I gave in or caved in and bought the WII Fit even after Hassleback complained about how it ruins kids self esteem. I not sure where she got that. But I like it. I didn't like what it had to say about me. It is honest, didn't mince words about my shape and fitness. Yes, I am obese. It keeps telling me I am unbalanced, I could have told it that. I have always run into doors. It makes me work, and yet have fun. The worst thing it told me was I was 6 years older than I am by WII Fit standards. But it is the truth. In the last years, I have not excercised regularly at all. And well it shows. But I like doing it and I will keep doing it. I like having my trainer, she keeps encouraging me and challenging me.

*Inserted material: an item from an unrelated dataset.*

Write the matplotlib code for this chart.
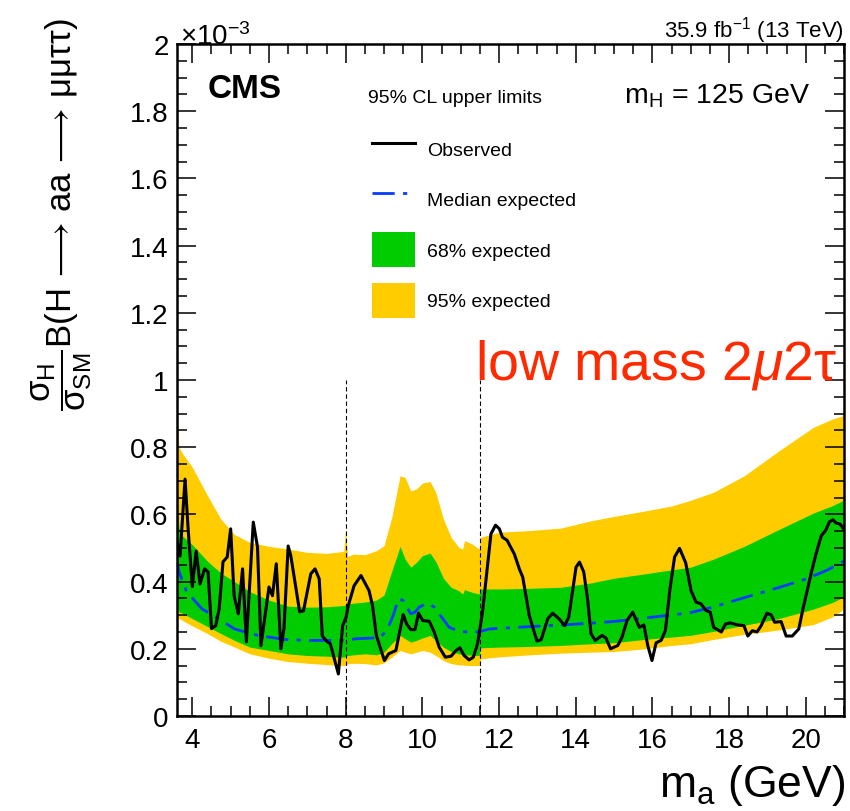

It made me think about my own spiritual life. How fit am I with that? Will WII come up with a WII Spiritual Fit that tells me I am out of shape, have sinned, didn't read my bible or pray? Will it have my own Spiritual Trainer who encourages me to read the bible, pray, meditate, be still and know that I am God, tithe, be missional, love others, or witness? Will it say I live a balanced Spiritual life between being and doing? That may not be such a bad idea.
(That's not my cat on the WII Fit balance board, but my cat could use it.
Actually this one is from Flickr)
So how Fit are you? How fit is your spiritual life? Do you Wii Fit?